Plotting code records
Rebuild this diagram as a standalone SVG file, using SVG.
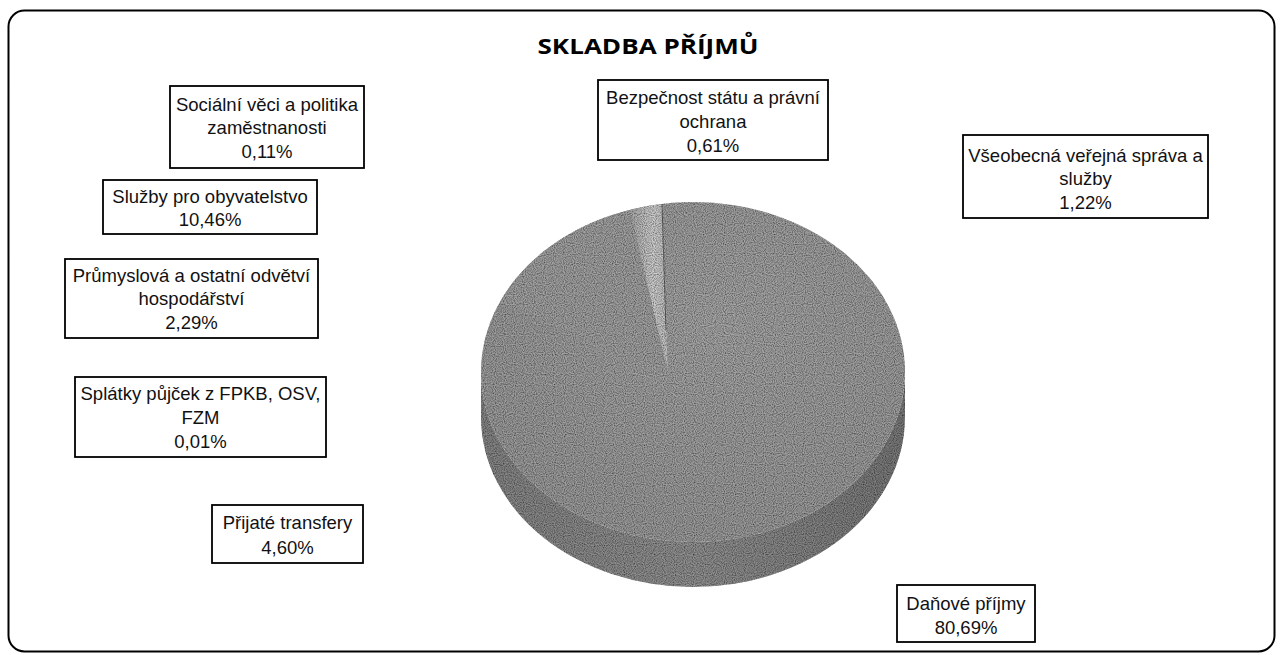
<svg xmlns="http://www.w3.org/2000/svg" width="1283" height="655" viewBox="0 0 1283 655">
<style>
.lbl rect{fill:#fff;stroke:#000;stroke-width:1.8}
.lbl text{font-family:"Liberation Sans",Arial,sans-serif;font-size:18.5px;fill:#111;text-anchor:middle}
.title{font-family:"Open Sans","Liberation Sans",sans-serif;font-size:22px;font-weight:bold;fill:#000;text-anchor:middle}
</style>
<defs>
<linearGradient id="sideG" x1="0" y1="0" x2="1" y2="0">
<stop offset="0" stop-color="#868686"/>
<stop offset="0.5" stop-color="#929292"/>
<stop offset="1" stop-color="#7a7a7a"/>
</linearGradient>
<radialGradient id="topG" cx="0.55" cy="0.35" r="0.75">
<stop offset="0" stop-color="#a8a8a8"/>
<stop offset="1" stop-color="#9a9a9a"/>
</radialGradient>
<linearGradient id="lightG" x1="0" y1="0" x2="1" y2="0">
<stop offset="0" stop-color="#aaaaaa"/>
<stop offset="0.6" stop-color="#d0d0d0"/>
<stop offset="1" stop-color="#c0c0c0"/>
</linearGradient>
<filter id="grain" x="0" y="0" width="1" height="1">
<feTurbulence type="fractalNoise" baseFrequency="0.9" numOctaves="1" seed="3" result="n"/>
<feColorMatrix in="n" type="matrix" values="0 0 0 0 0  0 0 0 0 0  0 0 0 0 0  0 0 0 -1.6 1.1" result="a"/>
<feComposite in="a" in2="SourceGraphic" operator="in" result="dots"/>
<feMerge><feMergeNode in="SourceGraphic"/><feMergeNode in="dots"/></feMerge>
</filter>
</defs>
<rect x="8.5" y="10.5" width="1266" height="641" rx="16" ry="16" fill="#fff" stroke="#000" stroke-width="2"/>
<text class="title" x="648" y="54" textLength="221" lengthAdjust="spacingAndGlyphs">SKLADBA PŘÍJMŮ</text>
<g id="pie" filter="url(#grain)">
<path d="M481,372 A212,170 0 0 0 905,372 L905,417 A212,170 0 0 1 481,417 Z" fill="url(#sideG)"/>
<ellipse cx="693" cy="372" rx="212" ry="170" fill="url(#topG)"/>
<path d="M668,372 L500,302 A212,170 0 0 1 630,210 Z" fill="#a3a3a3"/>
<path d="M668,372 L630,210 A212,170 0 0 1 662,204 Z" fill="url(#lightG)"/>
<line x1="662" y1="204" x2="666" y2="330" stroke="#666" stroke-width="1"/>
</g>
<g id="connectors"/>
<g id="n-socialni" class="lbl">
<rect x="170" y="86" width="194" height="82"/>
<text x="267" y="111">Sociální věci a politika</text>
<text x="267" y="134">zaměstnanosti</text>
<text x="267" y="158">0,11%</text>
</g>
<g id="n-bezpecnost" class="lbl">
<rect x="598" y="80" width="230" height="80"/>
<text x="713" y="104">Bezpečnost státu a právní</text>
<text x="713" y="128">ochrana</text>
<text x="713" y="152">0,61%</text>
</g>
<g id="n-vseobecna" class="lbl">
<rect x="963" y="135" width="245" height="83"/>
<text x="1085.5" y="162">Všeobecná veřejná správa a</text>
<text x="1085.5" y="185">služby</text>
<text x="1085.5" y="209">1,22%</text>
</g>
<g id="n-sluzby" class="lbl">
<rect x="103" y="180" width="214" height="54"/>
<text x="210" y="203">Služby pro obyvatelstvo</text>
<text x="210" y="226">10,46%</text>
</g>
<g id="n-prumyslova" class="lbl">
<rect x="65" y="259" width="253" height="79"/>
<text x="191.5" y="282">Průmyslová a ostatní odvětví</text>
<text x="191.5" y="305">hospodářství</text>
<text x="191.5" y="329">2,29%</text>
</g>
<g id="n-splatky" class="lbl">
<rect x="75" y="377" width="251" height="80"/>
<text x="200.5" y="400">Splátky půjček z FPKB, OSV,</text>
<text x="200.5" y="424">FZM</text>
<text x="200.5" y="448">0,01%</text>
</g>
<g id="n-prijate" class="lbl">
<rect x="212" y="505" width="151" height="58"/>
<text x="287.5" y="529">Přijaté transfery</text>
<text x="287.5" y="554">4,60%</text>
</g>
<g id="n-danove" class="lbl">
<rect x="897" y="585" width="138" height="57"/>
<text x="966" y="610">Daňové příjmy</text>
<text x="966" y="634">80,69%</text>
</g>
</svg>
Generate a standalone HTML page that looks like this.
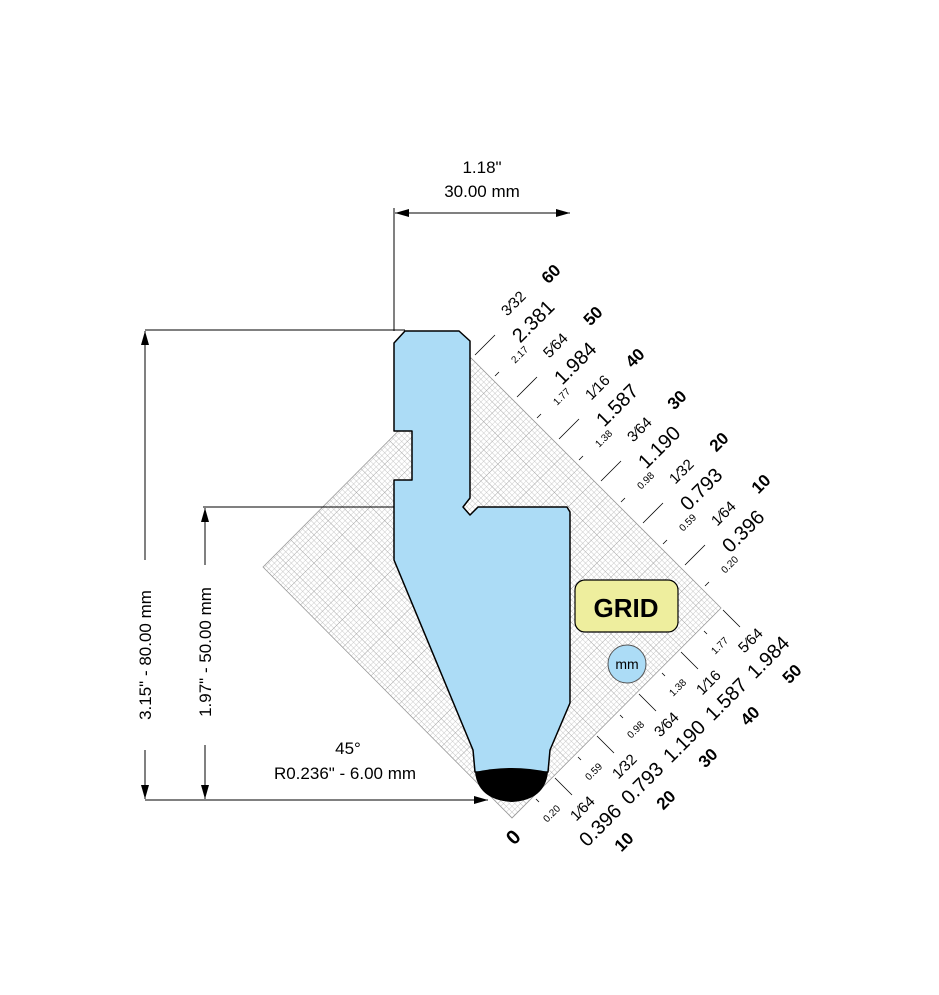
<!DOCTYPE html>
<html><head><style>body{margin:0;background:#fff}svg{display:block}text{font-family:"Liberation Sans",Arial,sans-serif;fill:#000}</style></head><body>
<svg width="939" height="995" viewBox="0 0 939 995" xmlns="http://www.w3.org/2000/svg">
<defs>
<pattern id="fine" width="4" height="4" patternUnits="userSpaceOnUse"><path d="M4 0V4H0" fill="none" stroke="#b8b8b8" stroke-width="0.7"/></pattern>
<pattern id="major" width="20" height="20" patternUnits="userSpaceOnUse" patternTransform="rotate(45 512 818) translate(512 818)"><rect width="20" height="20" fill="url(#fine)"/><path d="M20 0V20H0" fill="none" stroke="#999" stroke-width="0.8"/></pattern>
<marker id="ah" markerWidth="14" markerHeight="8" refX="14" refY="4" orient="auto-start-reverse" markerUnits="userSpaceOnUse"><path d="M0 0L14 4L0 8z" fill="#000"/></marker>
</defs>
<polygon points="263,567 471,358 721,608 512,818" fill="url(#major)" stroke="#999" stroke-width="0.8"/>
<g stroke="#000" stroke-width="1" fill="none">
<line x1="394" y1="208" x2="394" y2="331"/>
<line x1="395" y1="213" x2="570" y2="213" marker-start="url(#ah)" marker-end="url(#ah)"/>
<line x1="145" y1="330" x2="405" y2="330"/>
<line x1="203" y1="507" x2="394" y2="507"/>
<line x1="145" y1="800" x2="488" y2="800" marker-end="url(#ah)"/>
<line x1="145" y1="331" x2="145" y2="560" marker-start="url(#ah)"/>
<line x1="145" y1="750" x2="145" y2="799" marker-end="url(#ah)"/>
<line x1="205" y1="508" x2="205" y2="565" marker-start="url(#ah)"/>
<line x1="205" y1="745" x2="205" y2="799" marker-end="url(#ah)"/>
</g>
<text x="482" y="173" font-size="17" text-anchor="middle">1.18"</text>
<text x="482" y="197" font-size="17" text-anchor="middle">30.00 mm</text>
<text transform="translate(151,655) rotate(-90)" font-size="17" text-anchor="middle">3.15" - 80.00 mm</text>
<text transform="translate(211,652) rotate(-90)" font-size="17" text-anchor="middle">1.97" - 50.00 mm</text>
<text x="348" y="754" font-size="17" text-anchor="middle">45°</text>
<text x="345" y="779" font-size="17" text-anchor="middle">R0.236" - 6.00 mm</text>
<path d="M394 343L405 331L459 331L470 341L470 498L463 507L470 515L478 507L567 507L570 512L570 703L550 750L548 772L475 772L473 750L394 560L394 480L412 480L412 431L394 431Z" fill="#acdcf6" stroke="#000" stroke-width="1.5" stroke-linejoin="round"/>
<path d="M475 772Q512 764 548 772Q545 800 512 802Q478 800 475 772Z" fill="#000"/>
<rect x="575" y="580" width="103" height="52" rx="10" fill="#eeee9e" stroke="#000" stroke-width="1.2"/>
<text x="626" y="617" font-size="26" font-weight="bold" text-anchor="middle">GRID</text>
<circle cx="627" cy="664" r="19" fill="#acdcf6" stroke="#555"/>
<text x="627" y="669" font-size="14" text-anchor="middle">mm</text>
<g stroke="#000" stroke-width="0.8">
<line x1="475" y1="355" x2="495" y2="335"/><line x1="517" y1="397" x2="537" y2="377"/><line x1="559" y1="439" x2="579" y2="419"/><line x1="601" y1="481" x2="621" y2="461"/><line x1="643" y1="523" x2="663" y2="503"/><line x1="685" y1="565" x2="705" y2="545"/>
<line x1="495" y1="376" x2="499" y2="372"/><line x1="537" y1="418" x2="541" y2="414"/><line x1="579" y1="460" x2="583" y2="456"/><line x1="621" y1="502" x2="625" y2="498"/><line x1="663" y1="544" x2="667" y2="540"/><line x1="705" y1="586" x2="709" y2="582"/>
</g>
<g font-size="17" text-anchor="middle">
<text transform="translate(555,278) rotate(-45)" font-weight="bold">60</text>
<text transform="translate(597,320) rotate(-45)" font-weight="bold">50</text>
<text transform="translate(639,362) rotate(-45)" font-weight="bold">40</text>
<text transform="translate(681,404) rotate(-45)" font-weight="bold">30</text>
<text transform="translate(723,446) rotate(-45)" font-weight="bold">20</text>
<text transform="translate(765,488) rotate(-45)" font-weight="bold">10</text>
<text transform="translate(538,326) rotate(-45)" font-size="20">2.381</text>
<text transform="translate(580,368) rotate(-45)" font-size="20">1.984</text>
<text transform="translate(622,410) rotate(-45)" font-size="20">1.587</text>
<text transform="translate(664,452) rotate(-45)" font-size="20">1.190</text>
<text transform="translate(706,494) rotate(-45)" font-size="20">0.793</text>
<text transform="translate(748,536) rotate(-45)" font-size="20">0.396</text>
<text transform="translate(517,307) rotate(-45)" font-size="15">3⁄32</text>
<text transform="translate(559,349) rotate(-45)" font-size="15">5⁄64</text>
<text transform="translate(601,391) rotate(-45)" font-size="15">1⁄16</text>
<text transform="translate(643,433) rotate(-45)" font-size="15">3⁄64</text>
<text transform="translate(685,475) rotate(-45)" font-size="15">1⁄32</text>
<text transform="translate(727,517) rotate(-45)" font-size="15">1⁄64</text>
<text transform="translate(522,357) rotate(-45)" font-size="10">2.17</text>
<text transform="translate(564,399) rotate(-45)" font-size="10">1.77</text>
<text transform="translate(606,441) rotate(-45)" font-size="10">1.38</text>
<text transform="translate(648,483) rotate(-45)" font-size="10">0.98</text>
<text transform="translate(690,525) rotate(-45)" font-size="10">0.59</text>
<text transform="translate(732,567) rotate(-45)" font-size="10">0.20</text>
</g>
<g stroke="#000" stroke-width="0.8">
<line x1="555" y1="778" x2="572" y2="795"/><line x1="597" y1="736" x2="614" y2="753"/><line x1="639" y1="694" x2="656" y2="711"/><line x1="681" y1="652" x2="698" y2="669"/><line x1="723" y1="610" x2="740" y2="627"/>
<line x1="536" y1="799" x2="539" y2="802"/><line x1="578" y1="757" x2="581" y2="760"/><line x1="620" y1="715" x2="623" y2="718"/><line x1="662" y1="673" x2="665" y2="676"/><line x1="704" y1="631" x2="707" y2="634"/>
</g>
<g font-size="17" text-anchor="middle">
<text transform="translate(518,842) rotate(-45)" font-weight="bold" font-size="20">0</text>
<text transform="translate(628,846) rotate(-45)" font-weight="bold">10</text>
<text transform="translate(670,804) rotate(-45)" font-weight="bold">20</text>
<text transform="translate(712,762) rotate(-45)" font-weight="bold">30</text>
<text transform="translate(754,720) rotate(-45)" font-weight="bold">40</text>
<text transform="translate(796,678) rotate(-45)" font-weight="bold">50</text>
<text transform="translate(605,830) rotate(-45)" font-size="20">0.396</text>
<text transform="translate(647,788) rotate(-45)" font-size="20">0.793</text>
<text transform="translate(689,746) rotate(-45)" font-size="20">1.190</text>
<text transform="translate(731,704) rotate(-45)" font-size="20">1.587</text>
<text transform="translate(773,662) rotate(-45)" font-size="20">1.984</text>
<text transform="translate(586,812) rotate(-45)" font-size="15">1⁄64</text>
<text transform="translate(628,770) rotate(-45)" font-size="15">1⁄32</text>
<text transform="translate(670,728) rotate(-45)" font-size="15">3⁄64</text>
<text transform="translate(712,686) rotate(-45)" font-size="15">1⁄16</text>
<text transform="translate(754,644) rotate(-45)" font-size="15">5⁄64</text>
<text transform="translate(554,816) rotate(-45)" font-size="10">0.20</text>
<text transform="translate(596,774) rotate(-45)" font-size="10">0.59</text>
<text transform="translate(638,732) rotate(-45)" font-size="10">0.98</text>
<text transform="translate(680,690) rotate(-45)" font-size="10">1.38</text>
<text transform="translate(722,648) rotate(-45)" font-size="10">1.77</text>
</g>
</svg>
</body></html>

> **PROBLEM STATEMENT**:
Extract from the material all lines containing the string "standalone".

> **OUTPUT OF THE TASK**:
Rebuild this diagram as a standalone SVG file, using SVG.
Generate a standalone HTML page that looks like this.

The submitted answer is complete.